* Goal
Return the material exactly as supplied, apart from the pictures, which are omitted.

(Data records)
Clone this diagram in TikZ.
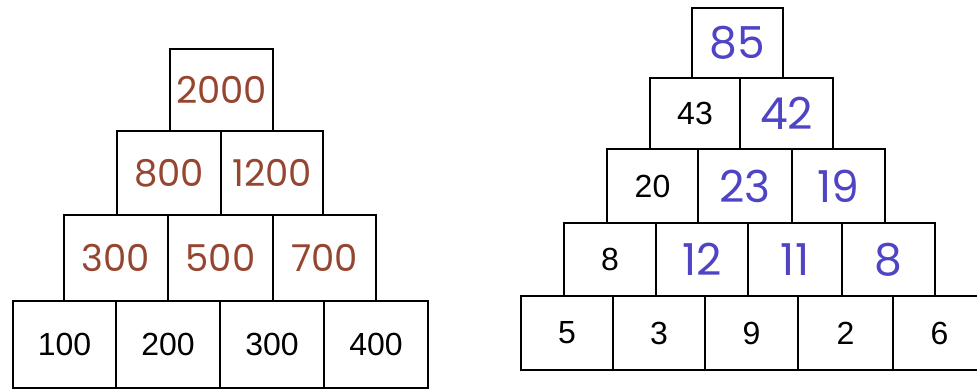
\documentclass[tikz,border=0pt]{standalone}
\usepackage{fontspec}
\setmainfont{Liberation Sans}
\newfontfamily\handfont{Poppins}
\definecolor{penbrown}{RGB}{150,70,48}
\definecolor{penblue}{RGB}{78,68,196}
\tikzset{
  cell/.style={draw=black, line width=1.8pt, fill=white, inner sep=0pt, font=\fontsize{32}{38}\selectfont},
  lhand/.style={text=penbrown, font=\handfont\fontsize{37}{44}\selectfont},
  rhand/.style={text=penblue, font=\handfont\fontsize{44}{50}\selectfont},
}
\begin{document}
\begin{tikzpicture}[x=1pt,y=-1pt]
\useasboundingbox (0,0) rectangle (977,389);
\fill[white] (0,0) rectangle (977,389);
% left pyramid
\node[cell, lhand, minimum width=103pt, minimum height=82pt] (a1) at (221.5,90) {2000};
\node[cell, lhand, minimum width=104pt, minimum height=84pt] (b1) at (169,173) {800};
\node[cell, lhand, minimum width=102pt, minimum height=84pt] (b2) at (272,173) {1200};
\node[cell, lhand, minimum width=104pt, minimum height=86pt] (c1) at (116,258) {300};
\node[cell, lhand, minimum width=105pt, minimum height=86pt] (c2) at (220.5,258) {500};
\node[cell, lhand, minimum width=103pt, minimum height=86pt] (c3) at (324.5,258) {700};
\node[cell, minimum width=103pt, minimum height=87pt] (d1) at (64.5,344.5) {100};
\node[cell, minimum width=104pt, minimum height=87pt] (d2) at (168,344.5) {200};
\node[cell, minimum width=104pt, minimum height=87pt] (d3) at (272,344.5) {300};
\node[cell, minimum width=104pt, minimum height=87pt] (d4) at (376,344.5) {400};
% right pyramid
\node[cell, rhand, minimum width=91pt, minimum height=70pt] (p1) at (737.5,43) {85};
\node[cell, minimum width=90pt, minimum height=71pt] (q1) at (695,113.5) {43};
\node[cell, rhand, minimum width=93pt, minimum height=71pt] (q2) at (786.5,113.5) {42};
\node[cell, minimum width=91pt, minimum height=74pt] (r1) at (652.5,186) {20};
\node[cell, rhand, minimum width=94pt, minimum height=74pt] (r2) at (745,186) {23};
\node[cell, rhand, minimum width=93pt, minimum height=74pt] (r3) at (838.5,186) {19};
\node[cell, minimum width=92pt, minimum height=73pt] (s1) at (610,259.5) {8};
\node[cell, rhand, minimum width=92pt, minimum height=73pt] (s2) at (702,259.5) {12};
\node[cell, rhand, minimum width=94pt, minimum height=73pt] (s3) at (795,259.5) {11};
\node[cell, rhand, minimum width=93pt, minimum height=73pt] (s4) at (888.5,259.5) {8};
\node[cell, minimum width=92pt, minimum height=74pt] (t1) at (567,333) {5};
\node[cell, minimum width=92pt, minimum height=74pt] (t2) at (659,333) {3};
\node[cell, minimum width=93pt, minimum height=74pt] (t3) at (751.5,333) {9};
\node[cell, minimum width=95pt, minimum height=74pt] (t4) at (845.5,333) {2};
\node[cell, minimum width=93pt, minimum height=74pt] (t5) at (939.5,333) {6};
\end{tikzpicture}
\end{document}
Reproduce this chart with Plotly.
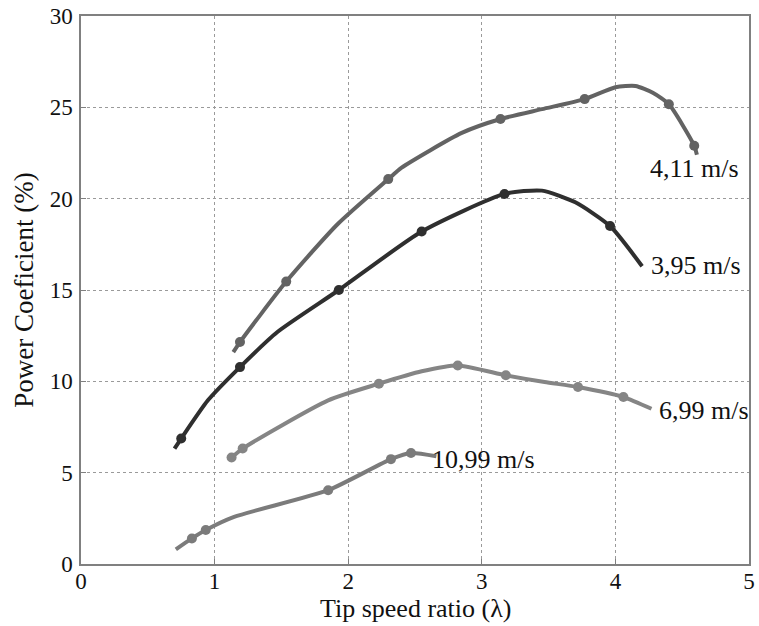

* Full answer
Clone this diagram in TikZ.
\documentclass[tikz,border=0pt]{standalone}
\usepackage{fontspec}
\setmainfont{Liberation Sans}
\newfontfamily\handfont{Poppins}
\definecolor{penbrown}{RGB}{150,70,48}
\definecolor{penblue}{RGB}{78,68,196}
\tikzset{
  cell/.style={draw=black, line width=1.8pt, fill=white, inner sep=0pt, font=\fontsize{32}{38}\selectfont},
  lhand/.style={text=penbrown, font=\handfont\fontsize{37}{44}\selectfont},
  rhand/.style={text=penblue, font=\handfont\fontsize{44}{50}\selectfont},
}
\begin{document}
\begin{tikzpicture}[x=1pt,y=-1pt]
\useasboundingbox (0,0) rectangle (977,389);
\fill[white] (0,0) rectangle (977,389);
% left pyramid
\node[cell, lhand, minimum width=103pt, minimum height=82pt] (a1) at (221.5,90) {2000};
\node[cell, lhand, minimum width=104pt, minimum height=84pt] (b1) at (169,173) {800};
\node[cell, lhand, minimum width=102pt, minimum height=84pt] (b2) at (272,173) {1200};
\node[cell, lhand, minimum width=104pt, minimum height=86pt] (c1) at (116,258) {300};
\node[cell, lhand, minimum width=105pt, minimum height=86pt] (c2) at (220.5,258) {500};
\node[cell, lhand, minimum width=103pt, minimum height=86pt] (c3) at (324.5,258) {700};
\node[cell, minimum width=103pt, minimum height=87pt] (d1) at (64.5,344.5) {100};
\node[cell, minimum width=104pt, minimum height=87pt] (d2) at (168,344.5) {200};
\node[cell, minimum width=104pt, minimum height=87pt] (d3) at (272,344.5) {300};
\node[cell, minimum width=104pt, minimum height=87pt] (d4) at (376,344.5) {400};
% right pyramid
\node[cell, rhand, minimum width=91pt, minimum height=70pt] (p1) at (737.5,43) {85};
\node[cell, minimum width=90pt, minimum height=71pt] (q1) at (695,113.5) {43};
\node[cell, rhand, minimum width=93pt, minimum height=71pt] (q2) at (786.5,113.5) {42};
\node[cell, minimum width=91pt, minimum height=74pt] (r1) at (652.5,186) {20};
\node[cell, rhand, minimum width=94pt, minimum height=74pt] (r2) at (745,186) {23};
\node[cell, rhand, minimum width=93pt, minimum height=74pt] (r3) at (838.5,186) {19};
\node[cell, minimum width=92pt, minimum height=73pt] (s1) at (610,259.5) {8};
\node[cell, rhand, minimum width=92pt, minimum height=73pt] (s2) at (702,259.5) {12};
\node[cell, rhand, minimum width=94pt, minimum height=73pt] (s3) at (795,259.5) {11};
\node[cell, rhand, minimum width=93pt, minimum height=73pt] (s4) at (888.5,259.5) {8};
\node[cell, minimum width=92pt, minimum height=74pt] (t1) at (567,333) {5};
\node[cell, minimum width=92pt, minimum height=74pt] (t2) at (659,333) {3};
\node[cell, minimum width=93pt, minimum height=74pt] (t3) at (751.5,333) {9};
\node[cell, minimum width=95pt, minimum height=74pt] (t4) at (845.5,333) {2};
\node[cell, minimum width=93pt, minimum height=74pt] (t5) at (939.5,333) {6};
\end{tikzpicture}
\end{document}
Reproduce this chart with Plotly.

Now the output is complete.